Look for the line containing "Give me the" and the line containing "const directSupport = [100, 99, 66, 52, 52, 95];"; retype them and all lines between, exactly, and leave out the pictures.

* _Stored items from a collection_
┌──

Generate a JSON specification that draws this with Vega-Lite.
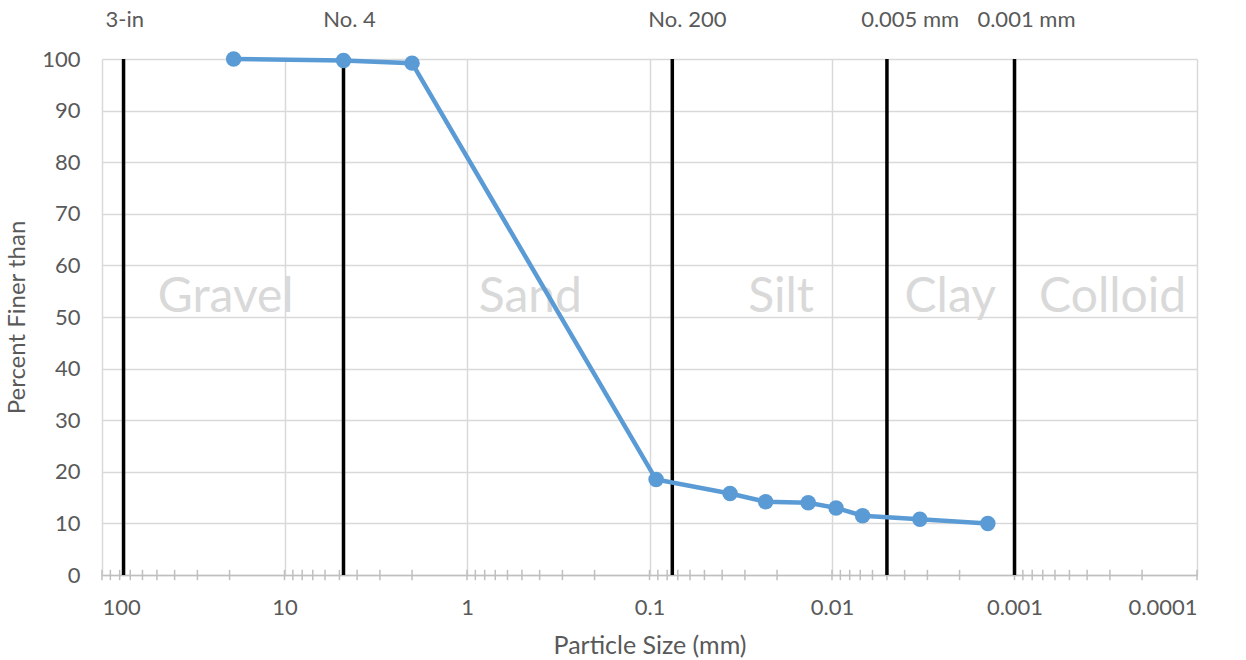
{
  "$schema": "https://vega.github.io/schema/vega-lite/v6.json",
  "width": 1095,
  "height": 516,
  "autosize": {"type": "none"},
  "padding": {"left": 102, "top": 59, "right": 49, "bottom": 85},
  "background": "white",
  "config": {
    "view": {"stroke": null},
    "font": "Lato",
    "axis": {"labelFont": "Lato", "titleFont": "Lato", "labelColor": "#595959", "titleColor": "#595959", "titleFontWeight": "normal"}
  },
  "datasets": {
    "grain": [
      {"size": 19.0, "finer": 100.0},
      {"size": 4.75, "finer": 99.7},
      {"size": 2.0, "finer": 99.2},
      {"size": 0.092, "finer": 18.5},
      {"size": 0.0362, "finer": 15.8},
      {"size": 0.0231, "finer": 14.2},
      {"size": 0.0135, "finer": 14.0},
      {"size": 0.0095, "finer": 13.0},
      {"size": 0.0068, "finer": 11.5},
      {"size": 0.0033, "finer": 10.8},
      {"size": 0.0014, "finer": 10.0}
    ],
    "bounds": [
      {"size": 76.2, "label": "3-in", "labelAt": 75},
      {"size": 4.75, "label": "No. 4", "labelAt": 4.4},
      {"size": 0.075, "label": "No. 200", "labelAt": 0.062},
      {"size": 0.005, "label": "0.005 mm", "labelAt": 0.00373},
      {"size": 0.001, "label": "0.001 mm", "labelAt": 0.00086}
    ],
    "zones": [
      {"at": 21, "zone": "Gravel"},
      {"at": 0.45, "zone": "Sand"},
      {"at": 0.019, "zone": "Silt"},
      {"at": 0.00225, "zone": "Clay"},
      {"at": 0.00029, "zone": "Colloid"}
    ],
    "minor": [
      {"v": 90}, {"v": 80}, {"v": 70}, {"v": 60}, {"v": 50}, {"v": 40}, {"v": 30}, {"v": 20},
      {"v": 9}, {"v": 8}, {"v": 7}, {"v": 6}, {"v": 5}, {"v": 4}, {"v": 3}, {"v": 2},
      {"v": 0.9}, {"v": 0.8}, {"v": 0.7}, {"v": 0.6}, {"v": 0.5}, {"v": 0.4}, {"v": 0.3}, {"v": 0.2},
      {"v": 0.09}, {"v": 0.08}, {"v": 0.07}, {"v": 0.06}, {"v": 0.05}, {"v": 0.04}, {"v": 0.03}, {"v": 0.02},
      {"v": 0.009}, {"v": 0.008}, {"v": 0.007}, {"v": 0.006}, {"v": 0.005}, {"v": 0.004}, {"v": 0.003}, {"v": 0.002},
      {"v": 0.0009}, {"v": 0.0008}, {"v": 0.0007}, {"v": 0.0006}, {"v": 0.0005}, {"v": 0.0004}, {"v": 0.0003}, {"v": 0.0002},
      {"v": 100}, {"v": 10}, {"v": 1}, {"v": 0.1}, {"v": 0.01}, {"v": 0.001}, {"v": 0.0001}
    ]
  },
  "layer": [
    {
      "data": {"name": "minor"},
      "mark": {"type": "rule", "color": "#bfbfbf", "strokeWidth": 1.5, "clip": false},
      "encoding": {
        "x": {"field": "v", "type": "quantitative",
          "scale": {"type": "log", "domain": [0.0001, 100], "reverse": true, "nice": false},
          "axis": {"values": [100, 10, 1, 0.1, 0.01, 0.001, 0.0001], "format": "~g", "title": "Particle Size (mm)",
            "labelFontSize": 22, "titleFontSize": 25, "labelPadding": 22, "titlePadding": 15, "ticks": false,
            "grid": true, "gridColor": "#d9d9d9", "gridWidth": 1.5, "domainColor": "#bfbfbf", "domainWidth": 1.5, "labelOverlap": false}},
        "y": {"datum": -1, "type": "quantitative",
          "scale": {"domain": [0, 100], "nice": false},
          "axis": {"values": [0, 10, 20, 30, 40, 50, 60, 70, 80, 90, 100], "title": "Percent Finer than",
            "labelFontSize": 22, "titleFontSize": 24, "labelPadding": 22, "titlePadding": 12, "ticks": false, "domain": false,
            "grid": true, "gridColor": "#d9d9d9", "gridWidth": 1.5}},
        "y2": {"datum": 1}
      }
    },
    {
      "data": {"name": "zones"},
      "mark": {"type": "text", "fontSize": 48, "color": "#d9d9d9", "align": "center", "baseline": "middle", "font": "Lato"},
      "encoding": {
        "x": {"field": "at", "type": "quantitative"},
        "y": {"datum": 53.6, "type": "quantitative"},
        "text": {"field": "zone"}
      }
    },
    {
      "data": {"name": "bounds"},
      "mark": {"type": "rule", "color": "black", "strokeWidth": 3.5},
      "encoding": {
        "x": {"field": "size", "type": "quantitative"},
        "y": {"datum": 0, "type": "quantitative"},
        "y2": {"datum": 100}
      }
    },
    {
      "data": {"name": "bounds"},
      "mark": {"type": "text", "fontSize": 22, "color": "#595959", "align": "center", "baseline": "middle", "clip": false},
      "encoding": {
        "x": {"field": "labelAt", "type": "quantitative"},
        "y": {"datum": 107.5, "type": "quantitative"},
        "text": {"field": "label"}
      }
    },
    {
      "data": {"name": "grain"},
      "mark": {"type": "line", "color": "#5b9bd5", "strokeWidth": 4.5, "point": {"filled": true, "size": 240, "color": "#5b9bd5", "opacity": 1}},
      "encoding": {
        "x": {"field": "size", "type": "quantitative"},
        "y": {"field": "finer", "type": "quantitative"}
      }
    }
  ]
}
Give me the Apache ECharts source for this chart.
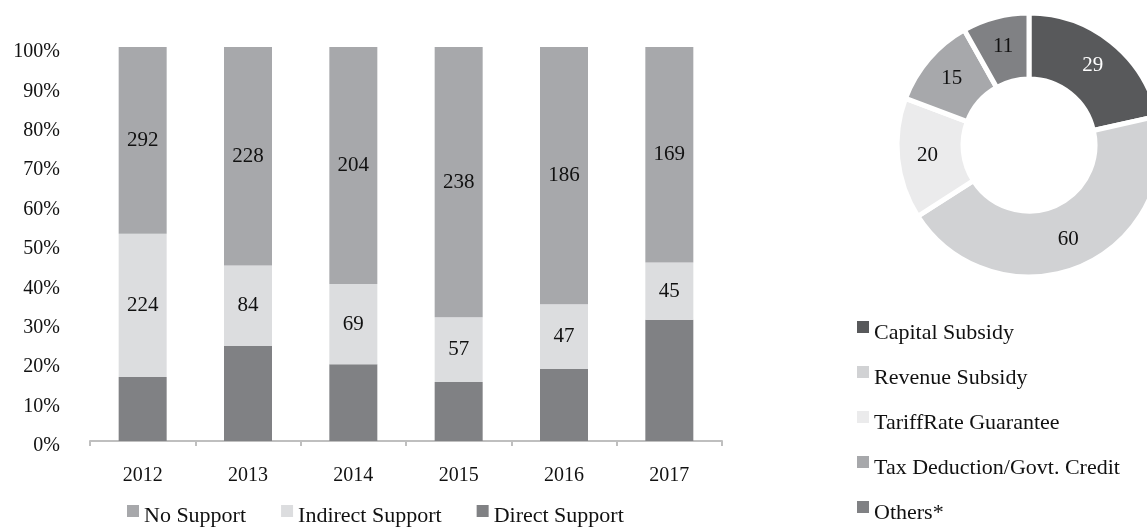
<!DOCTYPE html>
<html>
<head>
<meta charset="utf-8">
<script src="https://cdn.jsdelivr.net/npm/echarts@6/dist/echarts.min.js"></script>
<style>
  html, body { margin: 0; padding: 0; background: #fff; }
  #chart { width: 1147px; height: 530px; }
</style>
</head>
<body>
<div id="chart"></div>
<script>
// data
const years = ["2012", "2013", "2014", "2015", "2016", "2017"];
const noSupport = [292, 228, 204, 238, 186, 169];
const indirectSupport = [224, 84, 69, 57, 47, 45];
const directSupport = [100, 99, 66, 52, 52, 95]; // not labelled

const pieNames = ["Capital Subsidy", "Revenue Subsidy", "TariffRate Guarantee", "Tax Deduction/Govt. Credit", "Others*"];
const pieValues = [29, 60, 20, 15, 11];
const pieColors = ["#58595b", "#d1d2d4", "#ebebec", "#a7a8ab", "#808184"];

const font = "Liberation Serif";

// 100% stacked: share of each year's total
const totals = years.map((y, i) => noSupport[i] + indirectSupport[i] + directSupport[i]);
const pct = (arr) => arr.map((v, i) => ({ value: (v / totals[i]) * 100, raw: v }));

const chart = echarts.init(document.getElementById("chart"));

const barLabel = {
  show: true,
  position: "inside",
  color: "#111",
  fontFamily: font,
  fontSize: 21,
  formatter: (p) => p.data.raw,
};

// legend text sits a bit lower than its square, like the excel original
const legendText = (pad) => ({
  fontFamily: font,
  fontSize: 22,
  color: "#111",
  rich: { a: { fontFamily: font, fontSize: 22, color: "#111", padding: [pad, 0, 0, 0] } },
});

chart.setOption({
  animation: false,
  textStyle: { fontFamily: font },
  grid: { left: 90, right: 425, top: 47, bottom: 89 },
  legend: [
    {
      data: ["No Support", "Indirect Support", "Direct Support"],
      left: 127,
      top: 505,
      padding: 0,
      itemWidth: 12,
      itemHeight: 12,
      itemGap: 35,
      icon: "rect",
      itemStyle: { borderWidth: 0 },
      formatter: "{a|{name}}",
      textStyle: legendText(10),
    },
    {
      data: pieNames,
      orient: "vertical",
      left: 857,
      top: 321,
      padding: 0,
      itemWidth: 12,
      itemHeight: 12,
      itemGap: 22,
      icon: "rect",
      itemStyle: { borderWidth: 0 },
      formatter: "{a|{name}}",
      textStyle: legendText(12),
    },
  ],
  xAxis: {
    type: "category",
    data: years,
    axisLine: { lineStyle: { color: "#bfbfbf", width: 2 } },
    axisTick: { show: true, length: 5, lineStyle: { color: "#bfbfbf", width: 2 } },
    axisLabel: { color: "#111", fontFamily: font, fontSize: 20, margin: 25 },
  },
  yAxis: {
    type: "value",
    min: 0,
    max: 100,
    interval: 10,
    axisLine: { show: false },
    axisTick: { show: false },
    splitLine: { show: false },
    axisLabel: {
      formatter: "{value}%",
      color: "#111",
      fontFamily: font,
      fontSize: 20,
      margin: 30,
      verticalAlign: "top",
      lineHeight: 10,
    },
  },
  series: [
    {
      name: "Direct Support",
      type: "bar",
      stack: "all",
      barWidth: 48,
      itemStyle: { color: "#808184" },
      data: pct(directSupport),
    },
    {
      name: "Indirect Support",
      type: "bar",
      stack: "all",
      barWidth: 48,
      itemStyle: { color: "#dcdddf" },
      label: barLabel,
      data: pct(indirectSupport),
    },
    {
      name: "No Support",
      type: "bar",
      stack: "all",
      barWidth: 48,
      itemStyle: { color: "#a7a8ab" },
      label: barLabel,
      data: pct(noSupport),
    },
    {
      type: "pie",
      center: [1029, 145],
      radius: [66, 132],
      startAngle: 90,
      clockwise: true,
      itemStyle: { borderColor: "#fff", borderWidth: 5 },
      label: {
        show: true,
        position: "inside",
        fontFamily: font,
        fontSize: 21,
        color: "#111",
        formatter: "{c}",
      },
      labelLine: { show: false },
      emphasis: { disabled: true },
      data: pieNames.map((n, i) => ({
        name: n,
        value: pieValues[i],
        itemStyle: { color: pieColors[i] },
        label: i === 0 ? { color: "#fff" } : undefined,
      })),
    },
  ],
});
</script>
</body>
</html>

└──

* _ANSWER TO THIS EXERCISE_
Give me the Apache ECharts source for this chart.
<!DOCTYPE html>
<html>
<head>
<meta charset="utf-8">
<script src="https://cdn.jsdelivr.net/npm/echarts@6/dist/echarts.min.js"></script>
<style>
  html, body { margin: 0; padding: 0; background: #fff; }
  #chart { width: 1147px; height: 530px; }
</style>
</head>
<body>
<div id="chart"></div>
<script>
// data
const years = ["2012", "2013", "2014", "2015", "2016", "2017"];
const noSupport = [292, 228, 204, 238, 186, 169];
const indirectSupport = [224, 84, 69, 57, 47, 45];
const directSupport = [100, 99, 66, 52, 52, 95]; // not labelled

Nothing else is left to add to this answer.